The software that manages the "hardware" functionalities can be grouped into different functionalities:

• reading the temperature from sensor: Reading the temperature is as simple as reading an analog voltage value using on-board A/D converter on specific GPIO pin.
• reading the temperature from the on-board thermometer: same as above, but instead of using a GPIO pin, internal connections are used.
• reading the battery voltage level: Also uses A/D converter :)
• singalling LOC (Loss of Connection): When the uC observes that it lost connection to the Wifi network, it will light up an LED. Simple gpio_put(value) is used for driving the pin into high / low logical level

Hardware

The circuit

The circuit is a rather simple one. Between the battery and the rest of the circuit is a switch that controls the power delivery (ON/ OFF).
The temperature sensor outputs an analog voltage value on its Vout pin that corresponds to the read temperature, following this formula: T = (V - 0.5) * 100
The LED is not directly driven by the uC but rather a low-side switch made w/ a simple NPN BJT, that is controlled by the uC. RPI Pico W is more than capable of delivering enough current on its GPIO's output to light an LED, but it's not necesserily the most safe nor recommended aproach. Thus: the low-side switch.
RPI Pico's connection are also rather self-explanatory:

• VSYS and GND are just: POWER IN and GND (common) inputs - "power bus" if you will :)
  
• ADC_REF pin is shorted to 3.3 V output as it is the A/D converters reference voltage level. It can't be connected to the "positive terminal" of the battery, because when the battery's output voltage would drop, the referenced value would also drop, therefore the readings regarding battery's voltage output would always equal 3.2 V (nominal value for my batteries)
• AGND - A/D converter's GND pin
• ADC1 / ADC0 - A/D converter's channel 1 and 0 inputs The batteries for this device are: two parallel-connected two-slot battery baskets.
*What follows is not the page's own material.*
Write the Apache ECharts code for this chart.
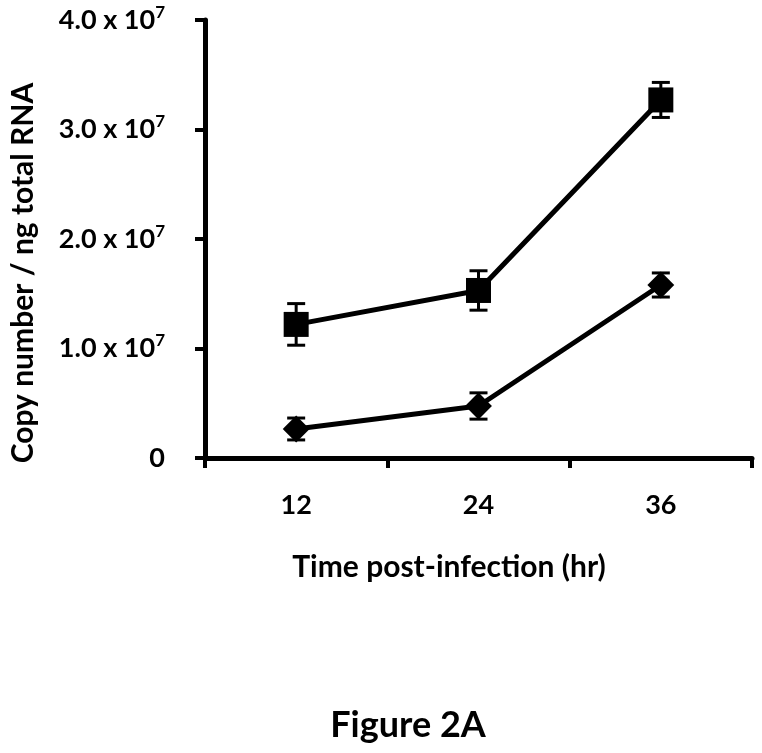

Therefore the device should have total capacity of around 2*2000mAh = 4000mAh @ 3.2 V. The circuit draws an average of 84 mA while working. Considering an average AA battery w/ 2000 mAh capacity, the device can work up to 47.6 hours.
  

Raspberry Pi Pico W

As the "brain" of the project a Raspberry Pi Pico W was chosen. It is a rather inexpensive ARM Cortex M0+ microcontrolled with its CYW4339 chip that enables wireless connectivity. The uC was chosen over others as it is Raspberry Pi Foundation's device, thus it has a very expansive and well-done documentation as well as rather simple and powerful SDK.

Temperature sensor

For the temperature sensor TMP36 was used as it came with the starting kit that I've bought some time ago, and I don't have an oscilloscope at home to play around w/ I2C etc. devices.